───── Data section ─────
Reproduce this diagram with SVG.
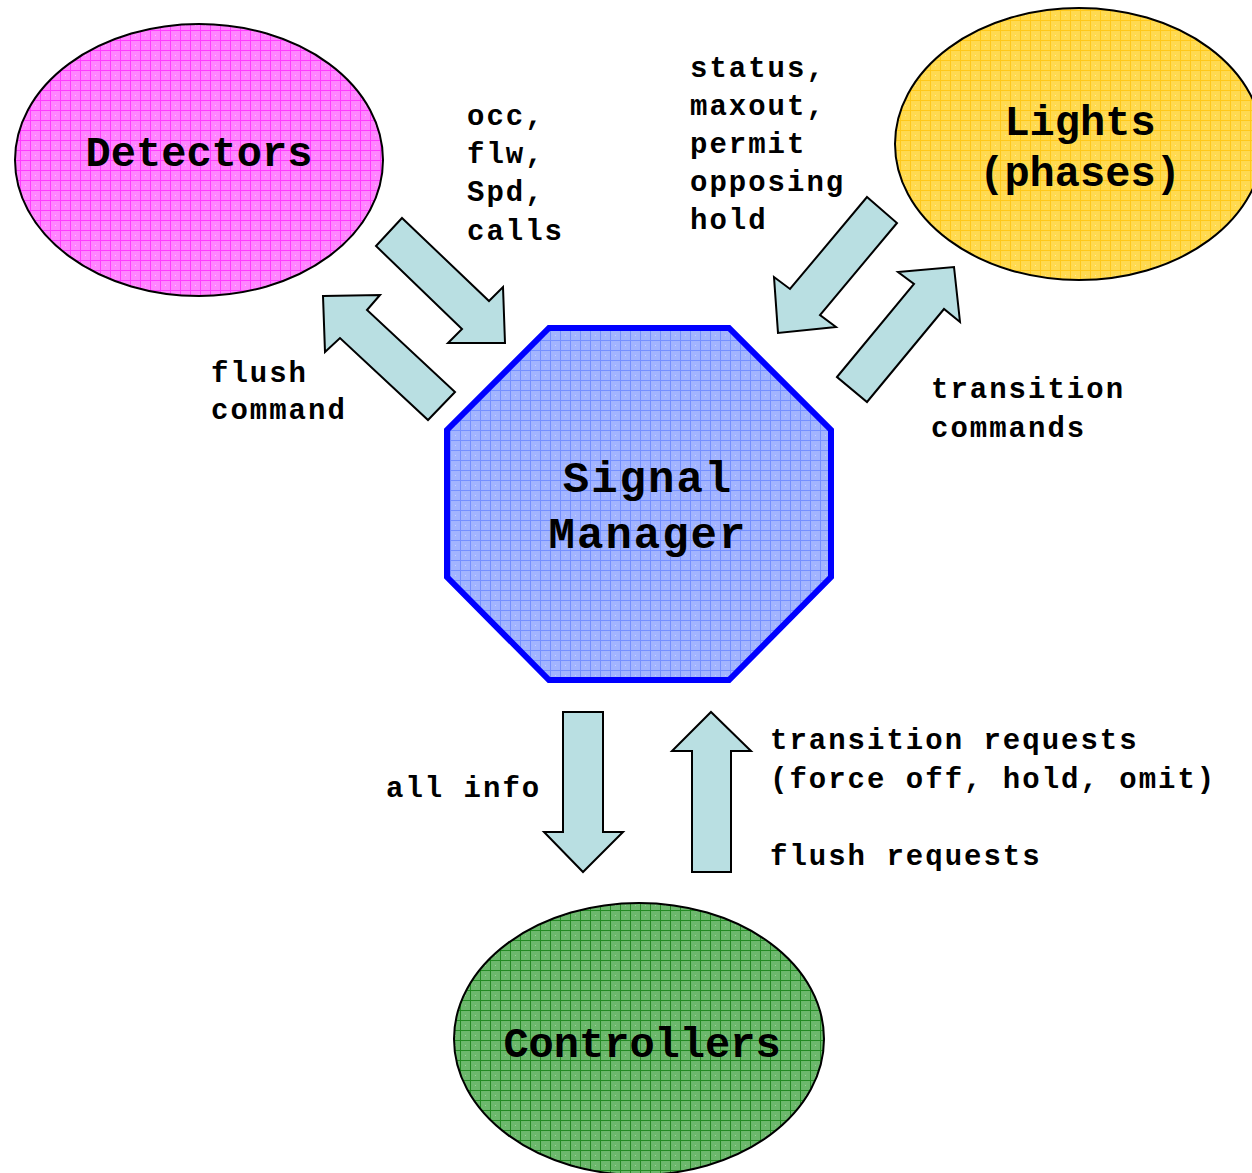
<svg xmlns="http://www.w3.org/2000/svg" width="1252" height="1173" viewBox="0 0 1252 1173">
  <defs>
    <!-- grid-textured fills for the nodes -->
    <pattern id="gridPink" width="10" height="10" patternUnits="userSpaceOnUse">
      <rect width="10" height="10" fill="#ff85ff"/>
      <path d="M0 0.5H10M0.5 0V10" stroke="#ff3cff" stroke-width="1"/>
      <rect x="5" y="5" width="1" height="1" fill="#ffc8ff"/>
    </pattern>
    <pattern id="gridYellow" width="10" height="10" patternUnits="userSpaceOnUse">
      <rect width="10" height="10" fill="#ffda50"/>
      <path d="M0 0.5H10M0.5 0V10" stroke="#ffc81a" stroke-width="1"/>
      <rect x="5" y="5" width="1" height="1" fill="#ffeca0"/>
    </pattern>
    <pattern id="gridBlue" width="10" height="10" patternUnits="userSpaceOnUse">
      <rect width="10" height="10" fill="#a2b4ff"/>
      <path d="M0 0.5H10M0.5 0V10" stroke="#7590ff" stroke-width="1"/>
      <rect x="5" y="5" width="1" height="1" fill="#c8d4ff"/>
    </pattern>
    <pattern id="gridGreen" width="10" height="10" patternUnits="userSpaceOnUse">
      <rect width="10" height="10" fill="#6cb86c"/>
      <path d="M0 0.5H10M0.5 0V10" stroke="#238a23" stroke-width="1"/>
      <rect x="5" y="5" width="1" height="1" fill="#9ed29e"/>
    </pattern>
  </defs>
  <style>
    .node { stroke: #000; stroke-width: 2; }
    .title { font-family: "Liberation Mono", "Courier New", monospace; font-weight: bold; font-size: 42px; fill: #000; text-anchor: middle; }
    .label { font-family: "Liberation Mono", "Courier New", monospace; font-weight: bold; font-size: 29px; letter-spacing: 2px; fill: #000; }
    .flow { fill: #b9dfe2; stroke: #000; stroke-width: 2; stroke-linejoin: miter; }
  </style>

  <rect width="1252" height="1173" fill="#ffffff"/>

  <!-- block arrows between the manager and its peers -->
  <g id="connectors">
    <polygon class="flow" points="402,218 489,301 503,287 505,343 448,343 462,329 376,246"/>
    <polygon class="flow" points="323,296 380,295 367,310 455,392 428,420 340,338 325,352"/>
    <polygon class="flow" points="867,197 897,223 820,315 836,327 778,333 774,277 790,289"/>
    <polygon class="flow" points="837,377 914,284 898,272 954,267 960,322 944,309 867,402"/>
    <polygon class="flow" points="563,712 603,712 603,832 623,832 583,872 544,832 563,832"/>
    <polygon class="flow" points="692,872 731,872 731,751 751,751 711,712 672,751 692,751"/>
  </g>

  <g id="detectors">
    <ellipse class="node" cx="199" cy="160" rx="184" ry="136" fill="url(#gridPink)"/>
    <text class="title" x="199" y="166">Detectors</text>
  </g>

  <g id="lights">
    <ellipse class="node" cx="1079" cy="144" rx="184" ry="136" fill="url(#gridYellow)"/>
    <text class="title" x="1080" y="135">Lights</text>
    <text class="title" x="1080" y="186">(phases)</text>
  </g>

  <g id="signal-manager">
    <polygon points="549,328 729,328 831,430 831,577 729,680 549,680 447,577 447,430" fill="url(#gridBlue)" stroke="#0000ff" stroke-width="6"/>
    <text class="title" x="648" y="492" style="font-size:44px;letter-spacing:2px">Signal</text>
    <text class="title" x="648" y="548" style="font-size:44px;letter-spacing:2px">Manager</text>
  </g>

  <g id="controllers">
    <ellipse class="node" cx="639" cy="1039" rx="185" ry="136" fill="url(#gridGreen)"/>
    <text class="title" x="642" y="1057">Controllers</text>
  </g>

  <!-- flow labels -->
  <g id="labels">
    <text class="label" x="467" y="125">occ,</text>
    <text class="label" x="467" y="163">flw,</text>
    <text class="label" x="467" y="201">Spd,</text>
    <text class="label" x="467" y="240">calls</text>

    <text class="label" x="690" y="77">status,</text>
    <text class="label" x="690" y="115">maxout,</text>
    <text class="label" x="690" y="153">permit</text>
    <text class="label" x="690" y="191">opposing</text>
    <text class="label" x="690" y="229">hold</text>

    <text class="label" x="211" y="382">flush</text>
    <text class="label" x="211" y="419">command</text>

    <text class="label" x="931" y="398">transition</text>
    <text class="label" x="931" y="437">commands</text>

    <text class="label" x="386" y="797">all info</text>

    <text class="label" x="770" y="749">transition requests</text>
    <text class="label" x="770" y="788">(force off, hold, omit)</text>
    <text class="label" x="770" y="865">flush requests</text>
  </g>
</svg>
─────
Requirements – Keep the pictures out of the copy and return the rest of the data above exactly.

Result below –
Reproduce this diagram with SVG.
<svg xmlns="http://www.w3.org/2000/svg" width="1252" height="1173" viewBox="0 0 1252 1173">
  <defs>
    <!-- grid-textured fills for the nodes -->
    <pattern id="gridPink" width="10" height="10" patternUnits="userSpaceOnUse">
      <rect width="10" height="10" fill="#ff85ff"/>
      <path d="M0 0.5H10M0.5 0V10" stroke="#ff3cff" stroke-width="1"/>
      <rect x="5" y="5" width="1" height="1" fill="#ffc8ff"/>
    </pattern>
    <pattern id="gridYellow" width="10" height="10" patternUnits="userSpaceOnUse">
      <rect width="10" height="10" fill="#ffda50"/>
      <path d="M0 0.5H10M0.5 0V10" stroke="#ffc81a" stroke-width="1"/>
      <rect x="5" y="5" width="1" height="1" fill="#ffeca0"/>
    </pattern>
    <pattern id="gridBlue" width="10" height="10" patternUnits="userSpaceOnUse">
      <rect width="10" height="10" fill="#a2b4ff"/>
      <path d="M0 0.5H10M0.5 0V10" stroke="#7590ff" stroke-width="1"/>
      <rect x="5" y="5" width="1" height="1" fill="#c8d4ff"/>
    </pattern>
    <pattern id="gridGreen" width="10" height="10" patternUnits="userSpaceOnUse">
      <rect width="10" height="10" fill="#6cb86c"/>
      <path d="M0 0.5H10M0.5 0V10" stroke="#238a23" stroke-width="1"/>
      <rect x="5" y="5" width="1" height="1" fill="#9ed29e"/>
    </pattern>
  </defs>
  <style>
    .node { stroke: #000; stroke-width: 2; }
    .title { font-family: "Liberation Mono", "Courier New", monospace; font-weight: bold; font-size: 42px; fill: #000; text-anchor: middle; }
    .label { font-family: "Liberation Mono", "Courier New", monospace; font-weight: bold; font-size: 29px; letter-spacing: 2px; fill: #000; }
    .flow { fill: #b9dfe2; stroke: #000; stroke-width: 2; stroke-linejoin: miter; }
  </style>

  <rect width="1252" height="1173" fill="#ffffff"/>

  <!-- block arrows between the manager and its peers -->
  <g id="connectors">
    <polygon class="flow" points="402,218 489,301 503,287 505,343 448,343 462,329 376,246"/>
    <polygon class="flow" points="323,296 380,295 367,310 455,392 428,420 340,338 325,352"/>
    <polygon class="flow" points="867,197 897,223 820,315 836,327 778,333 774,277 790,289"/>
    <polygon class="flow" points="837,377 914,284 898,272 954,267 960,322 944,309 867,402"/>
    <polygon class="flow" points="563,712 603,712 603,832 623,832 583,872 544,832 563,832"/>
    <polygon class="flow" points="692,872 731,872 731,751 751,751 711,712 672,751 692,751"/>
  </g>

  <g id="detectors">
    <ellipse class="node" cx="199" cy="160" rx="184" ry="136" fill="url(#gridPink)"/>
    <text class="title" x="199" y="166">Detectors</text>
  </g>

  <g id="lights">
    <ellipse class="node" cx="1079" cy="144" rx="184" ry="136" fill="url(#gridYellow)"/>
    <text class="title" x="1080" y="135">Lights</text>
    <text class="title" x="1080" y="186">(phases)</text>
  </g>

  <g id="signal-manager">
    <polygon points="549,328 729,328 831,430 831,577 729,680 549,680 447,577 447,430" fill="url(#gridBlue)" stroke="#0000ff" stroke-width="6"/>
    <text class="title" x="648" y="492" style="font-size:44px;letter-spacing:2px">Signal</text>
    <text class="title" x="648" y="548" style="font-size:44px;letter-spacing:2px">Manager</text>
  </g>

  <g id="controllers">
    <ellipse class="node" cx="639" cy="1039" rx="185" ry="136" fill="url(#gridGreen)"/>
    <text class="title" x="642" y="1057">Controllers</text>
  </g>

  <!-- flow labels -->
  <g id="labels">
    <text class="label" x="467" y="125">occ,</text>
    <text class="label" x="467" y="163">flw,</text>
    <text class="label" x="467" y="201">Spd,</text>
    <text class="label" x="467" y="240">calls</text>

    <text class="label" x="690" y="77">status,</text>
    <text class="label" x="690" y="115">maxout,</text>
    <text class="label" x="690" y="153">permit</text>
    <text class="label" x="690" y="191">opposing</text>
    <text class="label" x="690" y="229">hold</text>

    <text class="label" x="211" y="382">flush</text>
    <text class="label" x="211" y="419">command</text>

    <text class="label" x="931" y="398">transition</text>
    <text class="label" x="931" y="437">commands</text>

    <text class="label" x="386" y="797">all info</text>

    <text class="label" x="770" y="749">transition requests</text>
    <text class="label" x="770" y="788">(force off, hold, omit)</text>
    <text class="label" x="770" y="865">flush requests</text>
  </g>
</svg>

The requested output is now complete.